The Bank of International Settlements thinks crypto is flawed, even if the technology works and could be replicated in a "more trusted traditional financial system."
"Flaws derive from the underlying incentives of validators rather than from technology," the multilateral organization said in a report in which it argued that crypto was unsuitable to play significant role in the international monetary system.
Specifically, the BIS said there is a divergence between the decentralized vision often promoted by crypto enthusiasts and reality. It used the 2022 implosion of the FTX crypto exchange as an example.
"The sector operates under the banner of decentralization, but in practice new centralized intermediaries have played a key role in channeling funds into the crypto universe and intermediating within it," the bank said.
It said that innovations the industry has developed such as programmability, composability and the automation of financial transactions can be replicated or embedded in the "safer and more trusted traditional finance system."

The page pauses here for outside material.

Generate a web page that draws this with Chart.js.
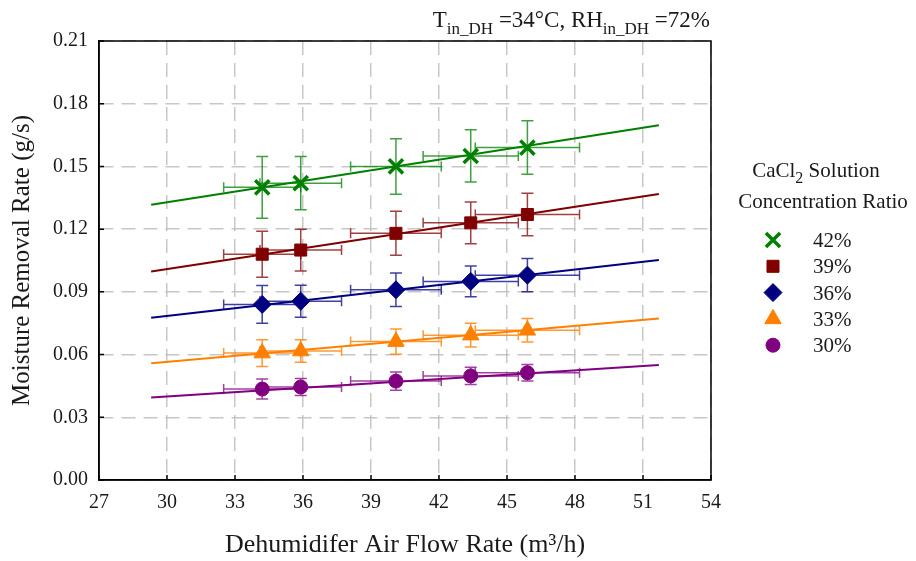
<!DOCTYPE html>
<html>
<head>
<meta charset="utf-8">
<script src="https://cdn.jsdelivr.net/npm/chart.js@4.4.0/dist/chart.umd.min.js"></script>
<style>
    body { margin: 0; background: #fff; }
    #chart { display: block; }
</style>
</head>
<body>
<canvas id="chart" width="916" height="561"></canvas>
<script>
// Values

const airFlow = [34.2, 35.9, 40.1, 43.4, 45.9];
const airFlowErr = [1.7, 1.8, 2.0, 2.1, 2.3];

const seriesLabels = ['42%', '39%', '36%', '33%', '30%'];

const rate42 = [0.140, 0.142, 0.150, 0.155, 0.159];
const rate39 = [0.108, 0.110, 0.118, 0.123, 0.127];
const rate36 = [0.084, 0.0855, 0.091, 0.095, 0.098];
const rate33 = [0.0607, 0.0617, 0.0662, 0.0693, 0.0716];
const rate30 = [0.0435, 0.0445, 0.0473, 0.0498, 0.0513];

const err42 = [0.0148, 0.0127, 0.0133, 0.0125, 0.0128];
const err39 = [0.0110, 0.0100, 0.0105, 0.0100, 0.0102];
const err36 = [0.0090, 0.0077, 0.0080, 0.0074, 0.0080];
const err33 = [0.0064, 0.0054, 0.0060, 0.0057, 0.0056];
const err30 = [0.0048, 0.0041, 0.0044, 0.0041, 0.0040];

// linear fits, drawn between the two end points
const fitRange = [29.3, 51.7];
const fit42 = [0.1317, 0.1697];
const fit39 = [0.0997, 0.1368];
const fit36 = [0.0776, 0.1052];
const fit33 = [0.0558, 0.0772];
const fit30 = [0.0395, 0.0550];

const xTicks = [27, 30, 33, 36, 39, 42, 45, 48, 51, 54];
const yTicks = [0, 0.03, 0.06, 0.09, 0.12, 0.15, 0.18, 0.21];

const colors = ['#008000', '#800000', '#000080', '#ff8000', '#800080'];
const barColors = ['rgba(0,128,0,0.75)', 'rgba(128,0,0,0.75)', 'rgba(0,0,128,0.75)', 'rgba(255,128,0,0.8)', 'rgba(128,0,128,0.75)'];
const markers = [
    { style: 'crossRot', radius: 10, width: 3.5 },
    { style: 'rect', radius: 8.5, width: 1 },
    { style: 'rectRot', radius: 9, width: 1 },
    { style: 'triangle', radius: 9.5, width: 1 },
    { style: 'circle', radius: 7, width: 1 }
];

const rates = [rate42, rate39, rate36, rate33, rate30];
const errs = [err42, err39, err36, err33, err30];
const fits = [fit42, fit39, fit36, fit33, fit30];

const FONT = "'Liberation Serif', 'Times New Roman', serif";

// point datasets first so they end up on top
const pointSets = rates.map((vals, i) => ({
    label: seriesLabels[i],
    data: airFlow.map((x, j) => ({ x: x, y: vals[j] })),
    pointStyle: markers[i].style,
    pointRadius: markers[i].radius,
    pointBorderWidth: markers[i].width,
    backgroundColor: colors[i],
    borderColor: colors[i],
    showLine: false
}));

const fitSets = fits.map((vals, i) => ({
    label: 'fit ' + seriesLabels[i],
    data: fitRange.map((x, j) => ({ x: x, y: vals[j] })),
    showLine: true,
    borderColor: colors[i],
    borderWidth: 2,
    pointRadius: 0
}));

// error bars, drawn under the markers
const errorBars = {
    id: 'errorBars',
    beforeDatasetsDraw(chart) {
        const ctx = chart.ctx;
        const xs = chart.scales.x;
        const ys = chart.scales.y;
        ctx.save();
        ctx.lineWidth = 1.5;
        rates.forEach((vals, i) => {
            ctx.strokeStyle = barColors[i];
            vals.forEach((v, j) => {
                const px = xs.getPixelForValue(airFlow[j]);
                const py = ys.getPixelForValue(v);
                const top = ys.getPixelForValue(v + errs[i][j]);
                const bot = ys.getPixelForValue(v - errs[i][j]);
                const lft = xs.getPixelForValue(airFlow[j] - airFlowErr[j]);
                const rgt = xs.getPixelForValue(airFlow[j] + airFlowErr[j]);
                ctx.beginPath();
                ctx.moveTo(px, top); ctx.lineTo(px, bot);
                ctx.moveTo(px - 6, top); ctx.lineTo(px + 6, top);
                ctx.moveTo(px - 6, bot); ctx.lineTo(px + 6, bot);
                ctx.moveTo(lft, py); ctx.lineTo(rgt, py);
                ctx.moveTo(lft, py - 5); ctx.lineTo(lft, py + 5);
                ctx.moveTo(rgt, py - 5); ctx.lineTo(rgt, py + 5);
                ctx.stroke();
            });
        });
        ctx.restore();
    }
};

// draws text made of normal and subscript pieces
function drawRuns(ctx, runs, x, baseline, align, size) {
    const big = size + 'px ' + FONT;
    const small = Math.round(size * 0.75) + 'px ' + FONT;
    let total = 0;
    runs.forEach(r => {
        ctx.font = r[1] ? small : big;
        total += ctx.measureText(r[0]).width;
    });
    let cx = align === 'right' ? x - total : align === 'center' ? x - total / 2 : x;
    ctx.textAlign = 'left';
    ctx.textBaseline = 'alphabetic';
    runs.forEach(r => {
        ctx.font = r[1] ? small : big;
        ctx.fillText(r[0], cx, baseline + (r[1] ? size * 0.3 : 0));
        cx += ctx.measureText(r[0]).width;
    });
}

const decorations = {
    id: 'decorations',
    afterDraw(chart) {
        const ctx = chart.ctx;
        const area = chart.chartArea;
        const xs = chart.scales.x;
        const ys = chart.scales.y;
        ctx.save();

        // frame and small inward ticks
        ctx.strokeStyle = '#000';
        ctx.lineWidth = 1.5;
        ctx.strokeRect(area.left, area.top, area.right - area.left, area.bottom - area.top);
        ctx.beginPath();
        xTicks.forEach(t => {
            const px = xs.getPixelForValue(t);
            ctx.moveTo(px, area.bottom); ctx.lineTo(px, area.bottom - 5);
        });
        yTicks.forEach(t => {
            const py = ys.getPixelForValue(t);
            ctx.moveTo(area.left, py); ctx.lineTo(area.left + 5, py);
        });
        ctx.stroke();

        ctx.fillStyle = '#1a1a1a';
        drawRuns(ctx, [['T', 0], ['in_DH', 1], [' =34°C, RH', 0], ['in_DH', 1], [' =72%', 0]], 710, 27, 'right', 23);

        // legend
        drawRuns(ctx, [['CaCl', 0], ['2', 1], [' Solution', 0]], 816, 177, 'center', 21);
        drawRuns(ctx, [['Concentration Ratio', 0]], 823, 208, 'center', 21);
        seriesLabels.forEach((lab, i) => {
            const y = 240 + i * 26.3;
            ctx.fillStyle = colors[i];
            ctx.strokeStyle = colors[i];
            ctx.lineWidth = markers[i].width;
            Chart.helpers.drawPoint(ctx, {
                pointStyle: markers[i].style,
                radius: markers[i].radius,
                rotation: 0,
                borderWidth: markers[i].width
            }, 773, y);
            ctx.fillStyle = '#1a1a1a';
            drawRuns(ctx, [[lab, 0]], 813, y + 7, 'left', 21);
        });
        ctx.restore();
    }
};

new Chart(document.getElementById('chart'), {
    type: 'scatter',
    data: { datasets: pointSets.concat(fitSets) },
    options: {
        responsive: false,
        animation: false,
        layout: { padding: { top: 41, right: 205, bottom: 0, left: 0 } },
        plugins: {
            legend: { display: false },
            tooltip: { enabled: false }
        },
        scales: {
            x: {
                type: 'linear',
                min: 27,
                max: 54,
                afterBuildTicks: s => { s.ticks = xTicks.map(v => ({ value: v })); },
                afterFit: s => { s.height = 81; },
                ticks: {
                    padding: 11,
                    color: '#1a1a1a',
                    font: { family: FONT, size: 20 },
                    callback: v => String(v)
                },
                grid: {
                    color: 'rgba(185,185,185,0.8)',
                    lineWidth: 1.5,
                    drawTicks: false
                },
                border: { display: true, color: '#000', width: 1.5, dash: [14, 8] },
                title: {
                    display: true,
                    text: 'Dehumidifer Air Flow Rate (m³/h)',
                    color: '#1a1a1a',
                    font: { family: FONT, size: 26 },
                    padding: { top: 4, bottom: 0 }
                }
            },
            y: {
                type: 'linear',
                min: 0,
                max: 0.21,
                afterBuildTicks: s => { s.ticks = yTicks.map(v => ({ value: v })); },
                afterFit: s => { s.width = 99; },
                ticks: {
                    padding: 11,
                    color: '#1a1a1a',
                    font: { family: FONT, size: 20 },
                    callback: v => v.toFixed(2)
                },
                grid: {
                    color: 'rgba(185,185,185,0.8)',
                    lineWidth: 1.5,
                    drawTicks: false
                },
                border: { display: true, color: '#000', width: 1.5, dash: [14, 8] },
                title: {
                    display: true,
                    text: 'Moisture Removal Rate (g/s)',
                    color: '#1a1a1a',
                    font: { family: FONT, size: 25 },
                    padding: { top: 7, bottom: 4 }
                }
            }
        }
    },
    plugins: [errorBars, decorations]
});
</script>
</body>
</html>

DeFi 'largely self referential'
The BIS criticized the decentralized finance sector, calling it "self-referential" and claiming it copied services offered by the traditional financial system. It argued that it amplified risks without financing activity in the real economy.
"Crypto and DeFi pose substantial risks to, especially retail, investors and its inherent structural flaws make it unsuitable to play a constructive role in the monetary system," the bank said.
The report said tokenization of claims on real-world assets is one way traditional finance and crypto could work together. It added this could result in the growth of crypto itself "as new money gets channeled into such tokenized assets."
The systemic importance of the crypto ecosystem could increase substantially with the expansion of tokenization of real world assets, the BIS added. However, it warned that "crypto’s growing interconnectedness with traditional finance and the real economy may also pose a threat to monetary sovereignty."